BackupableDBOptions::info_log is a Logger object that is used to print out LOG messages if not-nullptr. See Logger wiki.

If BackupableDBOptions::sync is true, we will use fsync(2) to sync file data and metadata to disk after every file write, guaranteeing that backups will be consistent after a reboot or if machine crashes. Setting it to false will speed things up a bit, but some (newer) backups might be inconsistent. In most cases, everything should be fine, though.

If you set BackupableDBOptions::destroy_old_data to true, creating new BackupEngine will delete all the old backups in the backup directory.

BackupEngine::CreateNewBackup() method takes a parameter flush_before_backup, which is false by default. When flush_before_backup is true, BackupEngine will first issue a memtable flush and only then copy the DB files to the backup directory.
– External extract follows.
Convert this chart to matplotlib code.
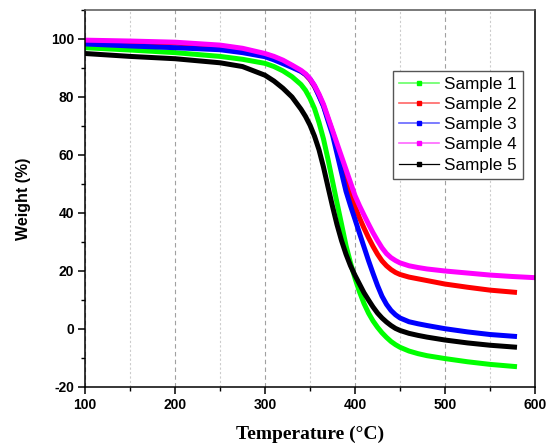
import matplotlib
matplotlib.use("Agg")
import matplotlib.pyplot as plt
from matplotlib.lines import Line2D
from matplotlib.ticker import MultipleLocator

# ---- data ----
temp_main = [100, 150, 200, 250, 275, 300, 310, 320, 330, 340,
             345, 350, 355, 360, 365, 370, 375, 380, 385, 390, 395, 400, 405,
             410, 415, 420, 425, 430, 435, 440, 445, 450,
             460, 470, 480, 500, 525, 550, 580]
temp_s4 = [100, 150, 200, 250, 275, 300, 310, 320, 330, 340,
           345, 350, 355, 360, 365, 370, 375, 380, 385, 390, 395, 400, 405,
           410, 415, 420, 425, 430, 435, 440, 445, 450,
           460, 470, 480, 500, 525, 550, 575, 600]

sample1 = [97.0, 96.2, 95.3, 94.0, 93.0, 91.6, 90.5, 89.0, 87.0, 84.3,
           82.3, 79.5, 76.0, 71.2, 65.5, 58.5, 51.0, 43.5, 36.2, 28.8, 22.8, 17.5, 12.8,
           8.8, 5.5, 2.8, 0.6, -1.3, -2.9, -4.3, -5.4, -6.3,
           -7.6, -8.5, -9.2, -10.2, -11.3, -12.2, -13.0]
sample2 = [99.2, 99.0, 98.6, 97.6, 96.5, 94.7, 93.7, 92.4, 90.7, 88.9,
           87.7, 86.0, 83.6, 80.6, 77.0, 72.5, 68.0, 63.2, 57.8, 52.0, 46.8, 42.3, 38.3,
           34.8, 31.5, 28.5, 25.8, 23.5, 21.8, 20.5, 19.5, 18.8,
           17.9, 17.3, 16.7, 15.5, 14.4, 13.4, 12.6]
sample3 = [98.3, 97.6, 97.0, 96.3, 95.3, 93.9, 92.8, 91.5, 90.2, 88.8,
           87.8, 86.2, 83.8, 80.3, 76.8, 71.8, 67.0, 60.5, 54.0, 47.5, 42.5, 37.8, 33.0,
           28.3, 23.6, 19.2, 15.0, 11.3, 8.5, 6.4, 4.9, 3.8,
           2.5, 1.8, 1.2, 0.1, -1.0, -1.9, -2.6]
sample4 = [99.6, 99.3, 98.9, 97.9, 96.8, 95.0, 94.0, 92.7, 91.0, 89.2,
           88.0, 86.3, 84.0, 81.0, 77.5, 73.0, 68.5, 64.0, 59.5, 55.0, 50.5, 46.0, 42.5,
           39.3, 36.2, 33.2, 30.5, 28.0, 26.0, 24.6, 23.6, 22.8,
           21.8, 21.2, 20.7, 20.0, 19.3, 18.6, 18.1, 17.7]
sample5 = [95.0, 94.0, 93.2, 91.8, 90.5, 87.5, 85.5, 83.0, 80.0, 75.8,
           73.3, 70.3, 66.5, 61.8, 55.8, 49.0, 42.3, 36.0, 30.5, 25.8, 21.8, 18.5, 15.5,
           12.5, 10.0, 7.6, 5.5, 3.8, 2.4, 1.2, 0.2, -0.5,
           -1.5, -2.2, -2.8, -3.8, -4.8, -5.6, -6.3]

labels = ["Sample 1", "Sample 2", "Sample 3", "Sample 4", "Sample 5"]
colors = ["#00ff00", "#ff0000", "#0000ff", "#ff00ff", "#000000"]
series = [(temp_main, sample1), (temp_main, sample2), (temp_main, sample3),
          (temp_s4, sample4), (temp_main, sample5)]

xticks = [100, 200, 300, 400, 500, 600]
yticks = [-20, 0, 20, 40, 60, 80, 100]

# ---- figure ----
fig = plt.figure(figsize=(5.46, 4.47), dpi=100)
ax = fig.add_axes([85/546, 60/447, 450/546, 377/447])

for (t, w), c in zip(series, colors):
    ax.plot(t, w, color=c, lw=3.6, solid_capstyle="butt", solid_joinstyle="round")

ax.set_xlim(100, 600)
ax.set_ylim(-20, 110)
ax.set_xticks(xticks)
ax.set_yticks(yticks)
ax.xaxis.set_minor_locator(MultipleLocator(50))
ax.yaxis.set_minor_locator(MultipleLocator(10))

ax.grid(True, which="major", axis="x", color="#a0a0a0", ls=(0, (4, 3)), lw=0.8)
ax.grid(True, which="minor", axis="x", color="#cccccc", ls=(0, (2, 2)), lw=0.8)
ax.set_axisbelow(True)

tick_font = dict(family=["Liberation Sans", "DejaVu Sans"], weight="bold", size=10)
ax.set_xticklabels([str(v) for v in xticks], **tick_font)
ax.set_yticklabels([str(v) for v in yticks], **tick_font)
ax.tick_params(which="major", direction="out", length=5, width=1.1, pad=3)
ax.tick_params(which="minor", direction="out", length=3, width=1.0)

for s in ax.spines.values():
    s.set_linewidth(1.1)
ax.spines["top"].set_color("#555555")

ax.set_xlabel("Temperature (°C)", family=["Liberation Serif", "DejaVu Serif"],
              weight="bold", size=14, labelpad=10)
ax.set_ylabel("Weight (%)", family=["Liberation Sans", "DejaVu Sans"],
              weight="bold", size=11.5, labelpad=14)

handles = []
for c, lab in zip(colors, labels):
    lc = c if c == "#000000" else matplotlib.colors.to_rgba(c, 0.6)
    lw = 0.9 if c == "#000000" else 1.2
    handles.append(Line2D([0], [0], color=lc, lw=lw, marker="s", markersize=3.5,
                          markerfacecolor=c, markeredgecolor=c, label=lab))
leg = ax.legend(handles=handles, loc="upper left", bbox_to_anchor=(0.684, 0.838),
                prop=dict(family=["Liberation Sans", "DejaVu Sans"], size=12.3),
                frameon=True, fancybox=False, edgecolor="#555555", framealpha=1,
                handlelength=2.35, handletextpad=0.3, labelspacing=0.3,
                borderpad=0.35, borderaxespad=0)
leg.get_frame().set_linewidth(1.0)

fig.savefig("out.png", dpi=100)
Doing so will prevent log files from being copied to the backup directory (since flush will delete them). If flush_before_backup is false, backup will not issue flush before starting the backup. In that case, the backup will also include log files corresponding to live memtables. Backup will be consistent with current state of the database regardless of flush_before_backup parameter.

Further reading

For the implementation, see utilities/backupable/backupable_db.cc.